Nanoparticle technology has been developed for decades. Since nanoparticles have low toxicity and biocompatibility, nanoparticles are widely used in pharmaceutical formulations. The highly toxic drugs may be carried and encapsulated into the inside of nanoparticles to decrease their toxicity. However, nanoparticles have some main defects: low stability in blood, slow drug release, and large normal tissues accumulation. To overcome the defects, physical or chemical technology have been used for the past few years to improve nanoparticle. The combination of high molecular materials and nanoparticles can improve the defects, significantly. However, the disadvantages of low stability in blood and normal tissues accumulation still cannot be overcame, and they also influence the application of the nanoparticle release system in the field of biomedicine.
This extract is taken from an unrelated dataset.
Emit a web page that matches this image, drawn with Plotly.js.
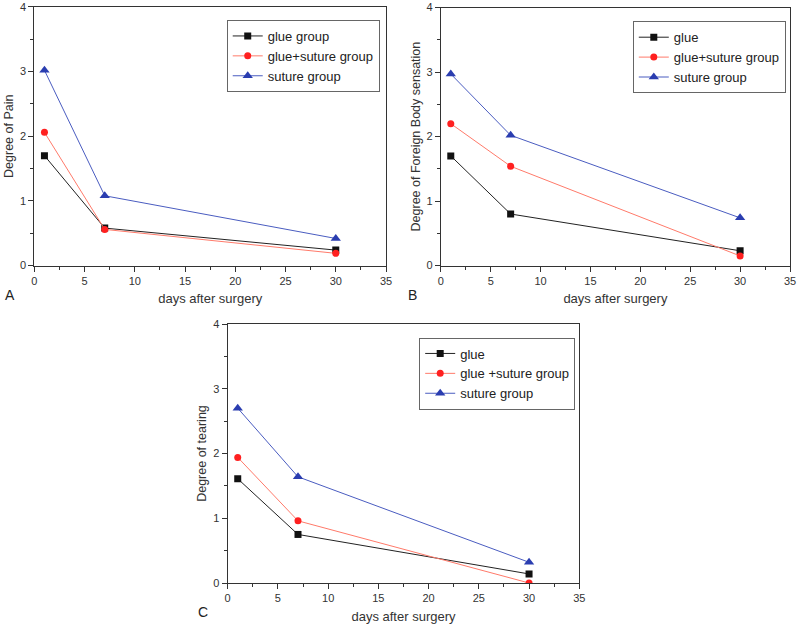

Nanoparticles are self-assembled vesicles having a spherical bilayer structure surrounding an aqueous core domain. Due to their intrinsic biocompatibility and ease of preparation, several nanoparticle drug systems have been approved. In addition, modified nanoparticles have been shown to have excellent pharmacokinetics profiles for the delivery of nucleic acids, proteins, and chemotherapeutic agents such as doxorubicin. However, major drawbacks of nanoparticle-based drug carriers include their instability and the lack of tunable triggers for drug release. As such, there have been several attempts at enhancing the properties of nanoparticles. For example, incorporation of polymerizable lipid amphiphiles leads to crosslinked nanoparticles with higher stability. Unfortunately, every nanoparticle would require a specific polymerizable amphiphile, making this approach synthetically cumbersome.
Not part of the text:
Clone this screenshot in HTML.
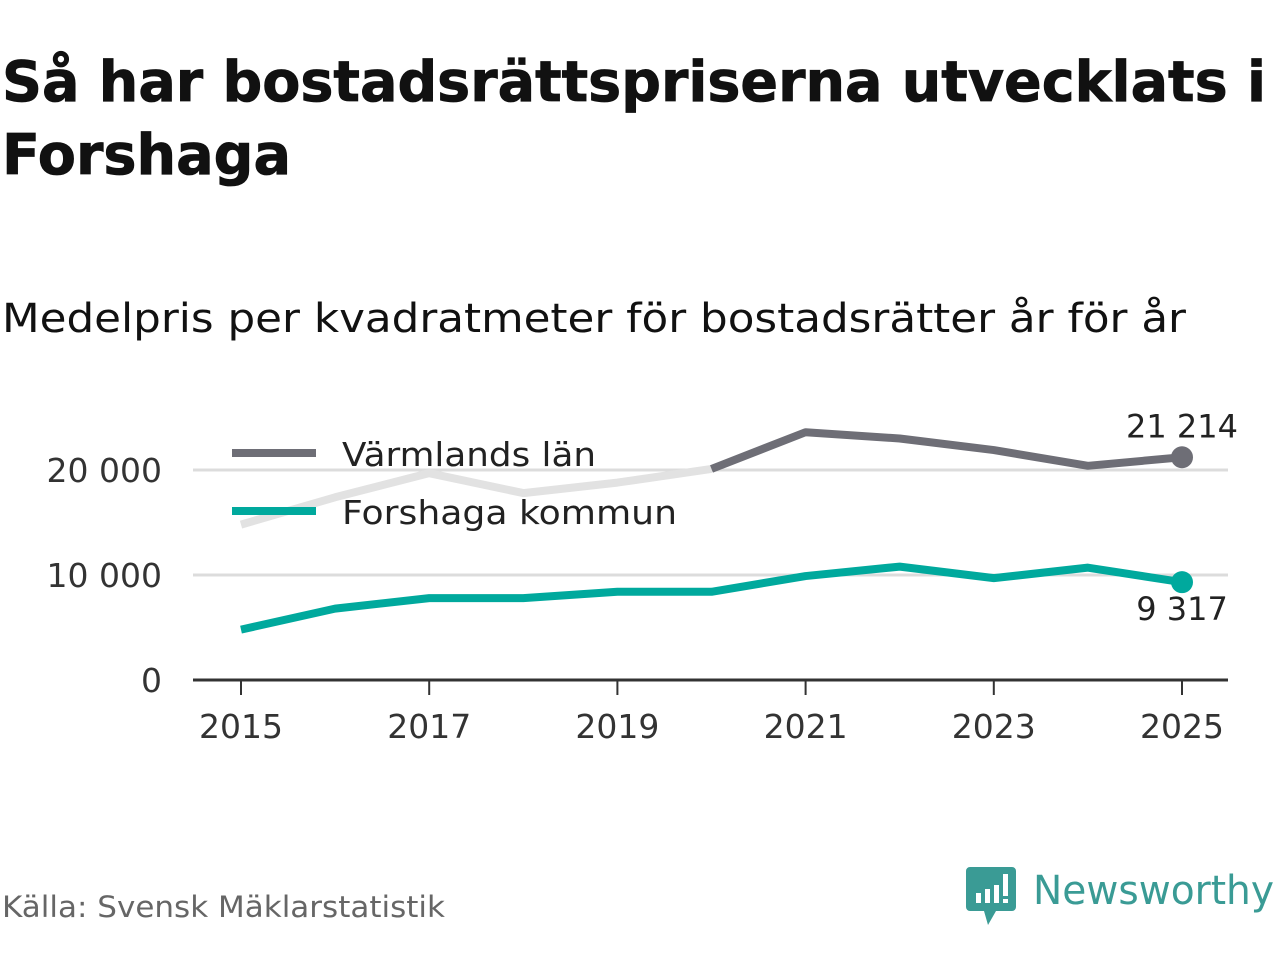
<!DOCTYPE html>
<html><head><meta charset="utf-8"><style>
body{margin:0;background:#fff;width:1280px;height:960px;overflow:hidden}
svg text{font-family:"DejaVu Sans","Liberation Sans",sans-serif}
</style></head><body>
<svg id="c" width="1280" height="960" xmlns="http://www.w3.org/2000/svg">
<text x="2" y="101" font-size="56" font-weight="bold" fill="#111" stroke="#111" stroke-width="0.8" textLength="1264" lengthAdjust="spacingAndGlyphs">Så har bostadsrättspriserna utvecklats i</text>
<text x="2" y="174" font-size="56" font-weight="bold" fill="#111" stroke="#111" stroke-width="0.8" textLength="289" lengthAdjust="spacingAndGlyphs">Forshaga</text>
<text x="2" y="332" font-size="40" fill="#111" textLength="1184" lengthAdjust="spacingAndGlyphs">Medelpris per kvadratmeter för bostadsrätter år för år</text>
<g id="grid"></g><g id="axes"></g><g id="lines"></g>
<g>
<line x1="232" y1="453" x2="316" y2="453" stroke="#6e6e76" stroke-width="8"/>
<text x="342" y="466" font-size="33" fill="#222" textLength="254" lengthAdjust="spacingAndGlyphs">Värmlands län</text>
<line x1="232" y1="511" x2="316" y2="511" stroke="#00a99d" stroke-width="8"/>
<text x="342" y="524" font-size="33" fill="#222" textLength="335" lengthAdjust="spacingAndGlyphs">Forshaga kommun</text>
</g>
<text x="2" y="917" font-size="29" fill="#666" textLength="443" lengthAdjust="spacingAndGlyphs">Källa: Svensk Mäklarstatistik</text>
<g>
<path d="M970 867 h42 a4 4 0 0 1 4 4 v36 a4 4 0 0 1 -4 4 h-16 l-8 14 l-4 -14 h-14 a4 4 0 0 1 -4 -4 v-36 a4 4 0 0 1 4 -4z" fill="#3a9b95"/>
<rect x="976" y="893" width="5" height="10" fill="#fff"/><rect x="985" y="889" width="5" height="14" fill="#fff"/><rect x="994" y="885" width="5" height="18" fill="#fff"/><rect x="1003" y="874" width="5" height="22" fill="#fff"/><rect x="1003" y="899" width="5" height="4" fill="#fff"/>
<text x="1033" y="904" font-size="40" fill="#3a9b95" textLength="241" lengthAdjust="spacingAndGlyphs">Newsworthy</text>
</g>
</svg>
<script>
const years=[2015,2016,2017,2018,2019,2020,2021,2022,2023,2024,2025];
const varmland=[14800,17400,19700,17800,18800,20100,23600,23000,21900,20400,21214];
const forshaga=[4800,6800,7800,7800,8400,8400,9900,10800,9700,10700,9317];
const yTicks=[0,10000,20000];
const yTickLabels=["0","10 000","20 000"];
const xTicks=[2015,2017,2019,2021,2023,2025];
const NS="http://www.w3.org/2000/svg";
const X=v=>241+(v-2015)*(1182-241)/10;
const Y=v=>680-v*(105/10000);
function mk(t,a,p){const e=document.createElementNS(NS,t);for(const k in a)e.setAttribute(k,a[k]);p.appendChild(e);return e;}
const g=document.getElementById('grid'),ax=document.getElementById('axes'),L=document.getElementById('lines');
yTicks.forEach((v,i)=>{
 if(v>0){const l=mk('line',{x1:193,x2:1228,y1:Y(v),y2:Y(v),stroke:'#dcdcdc','stroke-width':3},g);
 
 }
 const t=mk('text',{x:162,y:Y(v)+12,'font-size':33,fill:'#333','text-anchor':'end'},ax);t.textContent=yTickLabels[i];
 
 
});
const base=mk('line',{x1:193,x2:1228,y1:680,y2:680,stroke:'#333','stroke-width':3},ax);


xTicks.forEach(v=>{
 const tk=mk('line',{x1:X(v),x2:X(v),y1:680,y2:695,stroke:'#333','stroke-width':2},ax);
 
 
 const t=mk('text',{x:X(v),y:738,'font-size':33,fill:'#333','text-anchor':'middle'},ax);t.textContent=v;
 
 
});
function pts(arr,a,b){return arr.slice(a,b).map((v,i)=>X(years[a+i])+','+Y(v)).join(' ');}
const p1=mk('polyline',{points:pts(varmland,0,6),fill:'none',stroke:'#e2e2e2','stroke-width':8,'stroke-linejoin':'round'},L);


const p2=mk('polyline',{points:pts(varmland,5,11),fill:'none',stroke:'#6e6e76','stroke-width':8,'stroke-linejoin':'round'},L);


const p3=mk('polyline',{points:pts(forshaga,0,11),fill:'none',stroke:'#00a99d','stroke-width':8,'stroke-linejoin':'round'},L);


const n=years.length-1;
const d1=mk('circle',{cx:X(years[n]),cy:Y(varmland[n]),r:11,fill:'#6e6e76'},L);


const d2=mk('circle',{cx:X(years[n]),cy:Y(forshaga[n]),r:11,fill:'#00a99d'},L);


const fmt=v=>Math.round(v).toString().replace(/\B(?=(\d{3})+(?!\d))/g,' ');
const l1=mk('text',{x:X(years[n]),y:Y(varmland[n])-20,'font-size':32,fill:'#222','text-anchor':'middle'},L);l1.textContent=fmt(varmland[n]);


const l2=mk('text',{x:X(years[n]),y:Y(forshaga[n])+38,'font-size':32,fill:'#222','text-anchor':'middle'},L);l2.textContent=fmt(forshaga[n]);


</script>
</body></html>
In addition, the crosslinks and modification of high molecule often allow for controllable release of the payload. To provide a combination of stability and modification generality, hydrophilic polymers such as poly(ethylene glycol) (PEG) have been added to liposomes. However, these modifiers can easily dissociate from the liposome surface, returning them to the unstable state. In addition, nanoparticle formed by covalent linkage of polymer still have the disadvantages of protein absorption, low drug release and large accumulation in normal tissues. Thus, there are a lot of adverse effects resulting from the use of nanoparticle. For example, (1) the active substance cannot be delivered to and released in the target site since nanoparticle is absorbed with protein resulting in the unstable of nanoparticle; (2) the active substance is largely accumulated in normal tissues that result in metabolism problems.
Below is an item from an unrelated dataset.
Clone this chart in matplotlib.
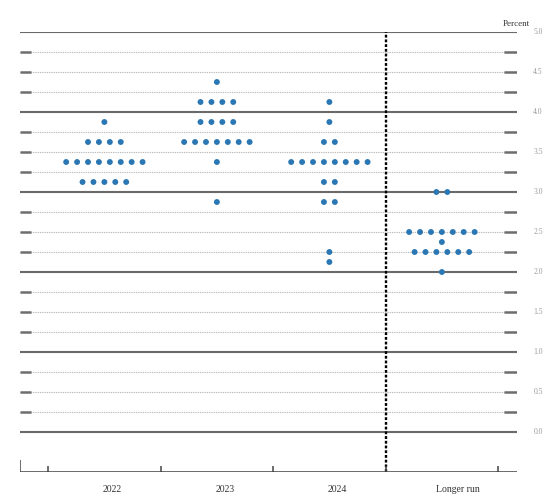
import matplotlib
matplotlib.use("Agg")
import matplotlib.pyplot as plt
import numpy as np

# FOMC-style dot plot: target rate levels and number of participants at each
categories = ["2022", "2023", "2024", "Longer run"]
rates_2022 = [3.875, 3.625, 3.375, 3.125]
counts_2022 = [1, 4, 8, 5]
rates_2023 = [4.375, 4.125, 3.875, 3.625, 3.375, 2.875]
counts_2023 = [1, 4, 4, 7, 1, 1]
rates_2024 = [4.125, 3.875, 3.625, 3.375, 3.125, 2.875, 2.25, 2.125]
counts_2024 = [1, 1, 2, 8, 2, 2, 1, 1]
rates_lr = [3.0, 2.5, 2.375, 2.25, 2.0]
counts_lr = [2, 7, 1, 6, 1]
ytick_labels = ["0.0", "0.5", "1.0", "1.5", "2.0", "2.5", "3.0", "3.5", "4.0", "4.5", "5.0"]

groups = [(rates_2022, counts_2022), (rates_2023, counts_2023),
          (rates_2024, counts_2024), (rates_lr, counts_lr)]

plt.rcParams["font.family"] = ["Liberation Serif", "DejaVu Serif"]

fig = plt.figure(figsize=(5.54, 5.01), dpi=100)
ax = fig.add_axes([20 / 554, 29 / 501, 496.7 / 554, 440 / 501])
ax.set_xlim(-0.75, 3.665)
ax.set_ylim(-0.5, 5.0)
ax.axis("off")

x0, x1 = ax.get_xlim()
levels = np.arange(0, 5.01, 0.25)
for lv in levels:
    if abs(lv - round(lv)) < 1e-9:
        ax.hlines(lv, x0, x1, color="#6a6a6a", lw=1.5, zorder=1)
    else:
        ax.hlines(lv, x0, x1, color="#b0b0b0", lw=0.8, linestyles=(0, (0.8, 0.8)), zorder=1)
        ax.hlines(lv, x0, x0 + 0.098, color="#6e6e6e", lw=1.8, zorder=1)
        ax.hlines(lv, x1 - 0.11, x1, color="#6e6e6e", lw=1.8, zorder=1)

# divider before longer run
ax.vlines(2.5, -0.5, 5.0, color="black", lw=1.7, linestyles=(0, (1.2, 0.8)), zorder=2)

# bottom axis with ticks between categories
ax.hlines(-0.5, x0, x1, color="#444444", lw=1.1, zorder=2)
ax.vlines(x0 + 0.004, -0.5, -0.35, color="#444444", lw=1.1, zorder=2)
for t in np.arange(-0.5, 3.6, 1.0):
    ax.vlines(t, -0.5, -0.425, color="#444444", lw=1.1, zorder=2)

# dots
step = 0.097
for i, (rates, counts) in enumerate(groups):
    for r, n in zip(rates, counts):
        xs = i + (np.arange(n) - (n - 1) / 2) * step
        ax.scatter(xs, [r] * n, s=18, color="#2b77b3", edgecolors="none", zorder=3)

# labels
label_shift = [0.07, 0.07, 0.07, 0.14]
for i, name in enumerate(categories):
    ax.text(i + label_shift[i], -0.725, name, ha="center", va="center",
            fontsize=7, color="#333333")

ytr = ax.get_yaxis_transform()
for k, lab in enumerate(ytick_labels):
    ax.text(1.043, k * 0.5, lab, transform=ytr, ha="center", va="center",
            fontsize=5.5, color="#9a9a9a", clip_on=False)
ax.text(1.027, 5.1, "Percent", transform=ytr, ha="right", va="center",
        fontsize=6.5, color="#333333", clip_on=False)

fig.savefig("out.png", dpi=100, facecolor="white")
Accordingly, a novel nanoparticle is required to avoid protein absorption, low drug release rate, and the large accumulation in normal tissues. The nanoparticle with high stability and high release rate can deliver the drug to target cell and avoid protein absorption. Therefore, the amount of drug and side-effect caused by drugs can be decreased to reduce the risk of death attributed to the side-effect of medicine.